The conservative firebrand told an ABC News panel that no matter which side of the story you believe -- either neighborhood watchman George Zimmerman or Trayvon Martin, the black 17-year-old that he gunned down -- the "Stand Your Ground" law was irrelevant in the case.
Florida became the first state in 2005 to do away with the English Law concept of a “duty to retreat” when they passed a law that expanded self-defense zones to most public places.
ABC's Terry Moran noted on Sunday that Florida's law "short circuits" the process by preventing the justice system from coming to a conclusion about Zimmerman's guilt because he was never charged.
"Florida, unlike any other state that has a 'Stand Your Ground' law, makes it very difficult to trust out system, trust the jury, let them find the facts and do justice," Moran said.
"That is completely wrong," Coulter replied. "This had nothing to do do with the 'Stand Your Ground' law. ... because in one [version of the story], you have Zimmerman -- the white Hispanic -- tracking down the suspicious looking kids just because he's black, blowing him away. We'll the question is, did he ever have to retreat? No, he's the one doing the stalking. In the second narrative, he's on the ground being beaten up by Trayvon Martin.

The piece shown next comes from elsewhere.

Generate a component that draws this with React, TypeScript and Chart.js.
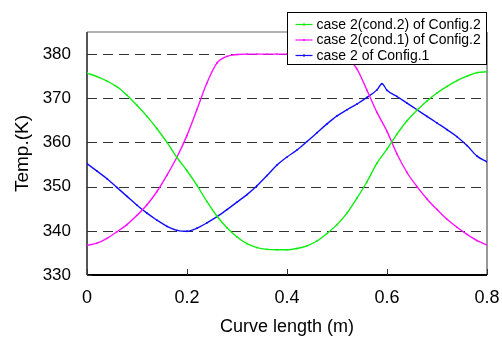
import { useEffect, useRef } from "react";
import { Chart, registerables } from "chart.js";

Chart.register(...registerables);

const xValues = [
  0, 0.02, 0.04, 0.06, 0.08, 0.1, 0.12, 0.14, 0.16, 0.18, 0.2, 0.22, 0.24, 0.26, 0.28, 0.3, 0.32, 0.34,
  0.36, 0.38, 0.4, 0.42, 0.44, 0.46, 0.48, 0.5, 0.52, 0.54, 0.56, 0.58, 0.6, 0.62, 0.64, 0.66, 0.68,
  0.7, 0.72, 0.74, 0.76, 0.78, 0.8,
];

const greenValues = [
  375.7, 374.9, 373.9, 372.6, 370.7, 368.4, 365.9, 363.1, 360.0, 356.6, 353.6, 350.3, 346.6, 343.3,
  340.7, 338.6, 337.1, 336.2, 335.8, 335.7, 335.7, 336.0, 336.6, 337.7, 339.4, 341.4, 344.0, 347.4,
  351.1, 355.3, 358.5, 361.9, 364.9, 367.3, 369.4, 371.2, 372.7, 374.0, 375.0, 375.8, 376.0,
];

const magentaValues = [
  336.7, 337.2, 338.3, 339.8, 341.4, 343.5, 345.9, 348.9, 352.6, 356.7, 361.6, 367.5, 373.5, 378.0,
  379.5, 379.9, 380, 380, 380, 380, 380, 380, 380, 380, 380, 379.8, 379.2, 376.6, 371.8, 366.8, 362.5,
  357.4, 353.2, 350.0, 347.2, 344.8, 342.6, 340.8, 339.2, 337.8, 336.8,
];

const blueX = [
  0, 0.02, 0.04, 0.06, 0.08, 0.1, 0.12, 0.14, 0.16, 0.18, 0.2, 0.22, 0.24, 0.26, 0.28, 0.3, 0.32, 0.34,
  0.36, 0.38, 0.4, 0.42, 0.44, 0.46, 0.48, 0.5, 0.52, 0.54, 0.56, 0.58, 0.59, 0.6, 0.62, 0.64, 0.66,
  0.68, 0.7, 0.72, 0.74, 0.76, 0.78, 0.8,
];

const blueValues = [
  355.2, 353.5, 351.8, 349.8, 347.8, 345.8, 344.0, 342.4, 341.0, 340.1, 339.9, 340.6, 341.8, 343.2,
  344.8, 346.5, 348.2, 350.2, 352.5, 354.9, 356.7, 358.3, 360.2, 362.2, 364.2, 366.0, 367.4, 368.7,
  370.2, 371.9, 373.3, 371.8, 370.4, 368.9, 367.4, 365.9, 364.4, 362.9, 361.3, 359.3, 356.9, 355.6,
];

const seriesLabels = [
  "case 2(cond.2) of Config.2",
  "case 2(cond.1) of Config.2",
  "case 2 of Config.1",
];
const seriesColors = ["#10ee10", "#ff10ff", "#1010ff"];

const xTicks = [0, 0.2, 0.4, 0.6, 0.8];
const yTicks = [330, 340, 350, 360, 370, 380];
const gridValues = [340, 350, 360, 370, 380];

const FONT = '"Liberation Sans", Arial, Helvetica, sans-serif';

const framePlugin = {
  id: "frame",
  beforeDatasetsDraw(chart: any) {
    const { ctx, chartArea } = chart;
    const { left, right, top, bottom } = chartArea;
    const ys = chart.scales.y;
    const xs = chart.scales.x;
    ctx.save();
    ctx.strokeStyle = "#333";
    ctx.lineWidth = 1;
    ctx.setLineDash([10, 6]);
    gridValues.forEach((v) => {
      const y = Math.round(ys.getPixelForValue(v)) + 0.5;
      ctx.beginPath();
      ctx.moveTo(left, y);
      ctx.lineTo(right, y);
      ctx.stroke();
    });
    ctx.setLineDash([]);
    ctx.strokeStyle = "#b4b4b4";
    ctx.lineWidth = 2;
    ctx.beginPath();
    ctx.moveTo(left, top);
    ctx.lineTo(right, top);
    ctx.stroke();
    ctx.strokeStyle = "#777";
    ctx.lineWidth = 1.5;
    ctx.beginPath();
    ctx.moveTo(right, top);
    ctx.lineTo(right, bottom);
    ctx.stroke();
    ctx.strokeStyle = "#555";
    ctx.lineWidth = 2;
    ctx.beginPath();
    ctx.moveTo(left, top);
    ctx.lineTo(left, bottom);
    ctx.stroke();
    ctx.strokeStyle = "#000";
    ctx.lineWidth = 2;
    ctx.beginPath();
    ctx.moveTo(left, bottom);
    ctx.lineTo(right, bottom);
    ctx.stroke();
    ctx.lineWidth = 1;
    ctx.strokeStyle = "#333";
    xTicks.forEach((v) => {
      const x = Math.round(xs.getPixelForValue(v)) + 0.5;
      ctx.beginPath();
      ctx.moveTo(x, bottom);
      ctx.lineTo(x, bottom - 6);
      ctx.stroke();
    });
    yTicks.forEach((v) => {
      const y = Math.round(ys.getPixelForValue(v)) + 0.5;
      ctx.beginPath();
      ctx.moveTo(left, y);
      ctx.lineTo(left + 5, y);
      ctx.stroke();
    });
    ctx.restore();
  },
  afterDatasetsDraw(chart: any) {
    const { ctx, chartArea } = chart;
    const boxLeft = Math.round(chartArea.right) - 199.5;
    const boxTop = 12.5;
    const boxW = 199;
    const boxH = 52;
    ctx.save();
    ctx.fillStyle = "#fff";
    ctx.fillRect(boxLeft, boxTop, boxW, boxH);
    ctx.strokeStyle = "#000";
    ctx.lineWidth = 1;
    ctx.strokeRect(boxLeft, boxTop, boxW, boxH);
    ctx.font = `14px ${FONT}`;
    ctx.textBaseline = "middle";
    ctx.textAlign = "left";
    seriesLabels.forEach((label, i) => {
      const y = boxTop + 12 + i * 15.5;
      ctx.strokeStyle = seriesColors[i];
      ctx.lineWidth = 1.2;
      ctx.beginPath();
      ctx.moveTo(boxLeft + 8, y);
      ctx.lineTo(boxLeft + 25, y);
      ctx.stroke();
      ctx.fillStyle = seriesColors[i];
      ctx.fillRect(boxLeft + 15.5, y - 1, 2, 2);
      ctx.fillStyle = "#000";
      ctx.fillText(label, boxLeft + 29, y + 0.5);
    });
    ctx.restore();
  },
};

export default function App() {
  const canvasRef = useRef<HTMLCanvasElement | null>(null);

  useEffect(() => {
    if (!canvasRef.current) return;
    const makeData = (xsArr: number[], ysArr: number[]) => xsArr.map((x, i) => ({ x, y: ysArr[i] }));
    const datasets = [
      makeData(xValues, greenValues),
      makeData(xValues, magentaValues),
      makeData(blueX, blueValues),
    ].map((data, i) => ({
      label: seriesLabels[i],
      data,
      borderColor: seriesColors[i],
      backgroundColor: seriesColors[i],
      borderWidth: 1.4,
      pointRadius: 0.9,
      pointBorderWidth: 0,
      pointBackgroundColor: seriesColors[i],
      cubicInterpolationMode: "monotone" as const,
      fill: false,
    }));

    const chart = new Chart(canvasRef.current, {
      type: "line",
      data: { datasets },
      plugins: [framePlugin],
      options: {
        responsive: false,
        animation: false,
        events: [],
        layout: { padding: { left: 0, right: 15, top: 32, bottom: 0 } },
        plugins: { legend: { display: false }, tooltip: { enabled: false }, title: { display: false } },
        scales: {
          x: {
            type: "linear",
            min: 0,
            max: 0.8,
            afterBuildTicks: (s: any) => {
              s.ticks = xTicks.map((value) => ({ value }));
            },
            afterFit: (s: any) => {
              s.height = 72;
              s.paddingLeft = 0;
              s.paddingRight = 0;
            },
            grid: { display: false, drawTicks: false },
            border: { display: false },
            ticks: {
              color: "#000",
              padding: 12,
              font: { family: FONT, size: 18 },
              maxRotation: 0,
              autoSkip: false,
              callback: (v: any) => String(v),
            },
            title: {
              display: true,
              text: "Curve length (m)",
              color: "#000",
              font: { family: FONT, size: 18 },
              padding: { top: 0, bottom: 9 },
            },
          },
          y: {
            type: "linear",
            min: 330,
            max: 385,
            afterBuildTicks: (s: any) => {
              s.ticks = yTicks.map((value) => ({ value }));
            },
            afterFit: (s: any) => {
              s.width = 87;
              s.paddingTop = 0;
              s.paddingBottom = 0;
            },
            grid: { display: false, drawTicks: false },
            border: { display: false },
            ticks: {
              color: "#000",
              padding: 16,
              font: { family: FONT, size: 17 },
              autoSkip: false,
              callback: (v: any) => String(v),
            },
            title: {
              display: true,
              text: "Temp.(K)",
              color: "#000",
              font: { family: FONT, size: 19 },
              padding: { top: 11, bottom: 0 },
            },
          },
        },
      },
    });
    return () => chart.destroy();
  }, []);

  return (
    <div style={{ position: "fixed", left: 0, top: 0, width: 502, height: 347, background: "#fff" }}>
      <canvas ref={canvasRef} width={502} height={347} style={{ display: "block" }} />
    </div>
  );
}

There's no possibility of retreating when you are on the ground."
"This does not implicate the 'Stand Your Ground' law," she added.

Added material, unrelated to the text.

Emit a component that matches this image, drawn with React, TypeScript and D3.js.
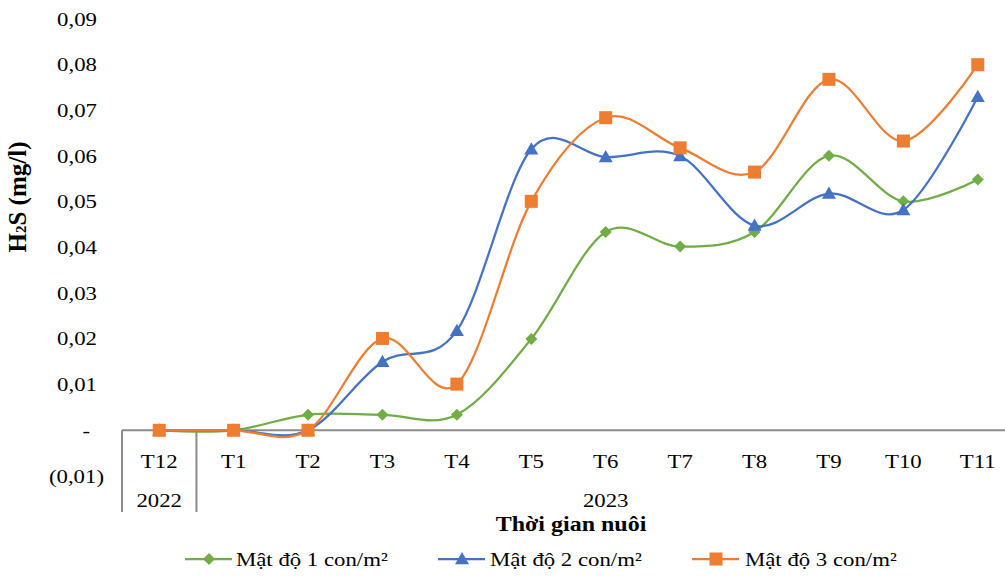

"The police don't have to believe one narrative or the other," Moran pointed out. "The police have to look at the fact that somebody discharged the firearm into another human being on the public thoroughfare, and what happened here."

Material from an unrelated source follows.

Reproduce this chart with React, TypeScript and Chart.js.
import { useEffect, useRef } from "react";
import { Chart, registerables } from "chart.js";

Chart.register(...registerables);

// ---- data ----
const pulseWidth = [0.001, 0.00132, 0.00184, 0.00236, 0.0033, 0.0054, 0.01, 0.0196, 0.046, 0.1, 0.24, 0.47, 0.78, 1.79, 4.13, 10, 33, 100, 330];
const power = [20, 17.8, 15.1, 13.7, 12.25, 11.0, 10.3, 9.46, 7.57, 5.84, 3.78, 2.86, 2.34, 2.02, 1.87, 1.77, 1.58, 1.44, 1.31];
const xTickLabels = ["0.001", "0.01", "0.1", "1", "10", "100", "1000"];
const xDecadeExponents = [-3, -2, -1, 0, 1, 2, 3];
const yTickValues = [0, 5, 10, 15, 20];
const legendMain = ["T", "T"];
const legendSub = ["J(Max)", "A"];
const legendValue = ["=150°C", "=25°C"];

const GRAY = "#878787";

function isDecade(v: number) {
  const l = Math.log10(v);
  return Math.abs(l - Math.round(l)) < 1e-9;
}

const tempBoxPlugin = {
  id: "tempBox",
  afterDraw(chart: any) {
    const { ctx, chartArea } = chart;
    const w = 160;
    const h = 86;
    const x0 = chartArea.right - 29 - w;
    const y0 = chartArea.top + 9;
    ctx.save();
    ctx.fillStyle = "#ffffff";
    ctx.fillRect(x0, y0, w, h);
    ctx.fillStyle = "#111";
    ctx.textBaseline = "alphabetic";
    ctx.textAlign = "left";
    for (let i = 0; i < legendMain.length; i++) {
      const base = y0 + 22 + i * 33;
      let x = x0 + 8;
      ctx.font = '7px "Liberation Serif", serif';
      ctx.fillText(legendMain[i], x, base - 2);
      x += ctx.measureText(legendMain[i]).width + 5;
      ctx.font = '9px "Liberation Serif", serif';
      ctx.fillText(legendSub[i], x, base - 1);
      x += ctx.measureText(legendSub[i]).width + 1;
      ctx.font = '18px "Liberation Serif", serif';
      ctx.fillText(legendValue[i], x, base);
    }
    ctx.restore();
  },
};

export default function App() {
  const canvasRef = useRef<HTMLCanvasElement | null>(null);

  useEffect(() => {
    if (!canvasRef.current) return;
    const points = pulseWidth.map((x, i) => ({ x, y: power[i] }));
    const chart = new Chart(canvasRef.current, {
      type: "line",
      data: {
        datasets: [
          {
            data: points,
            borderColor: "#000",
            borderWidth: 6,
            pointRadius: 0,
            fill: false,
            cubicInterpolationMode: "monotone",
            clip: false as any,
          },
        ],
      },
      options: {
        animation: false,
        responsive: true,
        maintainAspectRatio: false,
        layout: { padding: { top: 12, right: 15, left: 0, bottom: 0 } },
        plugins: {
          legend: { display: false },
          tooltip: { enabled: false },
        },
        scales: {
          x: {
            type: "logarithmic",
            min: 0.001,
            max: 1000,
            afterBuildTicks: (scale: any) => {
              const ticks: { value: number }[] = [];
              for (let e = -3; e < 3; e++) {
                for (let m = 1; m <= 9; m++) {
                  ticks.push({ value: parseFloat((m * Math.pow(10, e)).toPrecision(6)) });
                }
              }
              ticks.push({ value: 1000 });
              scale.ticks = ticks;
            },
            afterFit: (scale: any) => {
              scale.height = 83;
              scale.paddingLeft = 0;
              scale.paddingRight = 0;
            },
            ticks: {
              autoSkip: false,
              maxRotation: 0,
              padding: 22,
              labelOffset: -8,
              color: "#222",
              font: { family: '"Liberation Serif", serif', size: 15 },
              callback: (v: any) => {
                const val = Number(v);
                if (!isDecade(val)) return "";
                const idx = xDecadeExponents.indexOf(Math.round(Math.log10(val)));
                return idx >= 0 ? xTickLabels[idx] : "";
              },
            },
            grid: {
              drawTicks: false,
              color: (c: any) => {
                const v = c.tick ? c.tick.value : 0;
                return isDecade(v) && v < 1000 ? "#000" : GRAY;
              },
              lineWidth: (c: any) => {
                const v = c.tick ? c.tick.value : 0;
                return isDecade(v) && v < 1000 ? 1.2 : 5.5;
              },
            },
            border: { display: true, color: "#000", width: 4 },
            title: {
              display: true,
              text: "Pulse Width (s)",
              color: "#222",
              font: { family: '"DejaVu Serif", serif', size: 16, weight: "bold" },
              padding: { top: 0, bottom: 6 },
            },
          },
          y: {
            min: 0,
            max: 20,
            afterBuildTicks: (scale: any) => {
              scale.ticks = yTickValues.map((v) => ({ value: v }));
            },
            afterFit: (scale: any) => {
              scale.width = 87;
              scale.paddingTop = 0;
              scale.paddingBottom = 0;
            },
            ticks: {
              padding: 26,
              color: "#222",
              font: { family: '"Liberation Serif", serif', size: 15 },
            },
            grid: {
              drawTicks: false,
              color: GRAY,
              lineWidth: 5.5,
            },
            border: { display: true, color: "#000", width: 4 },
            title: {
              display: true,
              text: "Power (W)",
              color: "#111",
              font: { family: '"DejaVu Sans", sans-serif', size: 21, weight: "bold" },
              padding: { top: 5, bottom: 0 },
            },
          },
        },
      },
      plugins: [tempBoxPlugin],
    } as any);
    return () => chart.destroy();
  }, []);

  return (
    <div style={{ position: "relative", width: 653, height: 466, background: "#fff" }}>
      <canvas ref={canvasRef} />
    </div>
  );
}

"In neither narrative is retreating an option," Coulter continued to insist. "This is simple self defense on at least George Zimmerman's narrative."
Vice President Joe Biden on Sunday said that he expected Florida to reconsider the law after Martin's killing.
"I’m confident that the people of Florida will debate and discuss whether or not this law, that ‘Stand Your Ground’ law, whether it’s being applied as it was intended to apply, and whether or not as intended it makes sense," he told CBS News.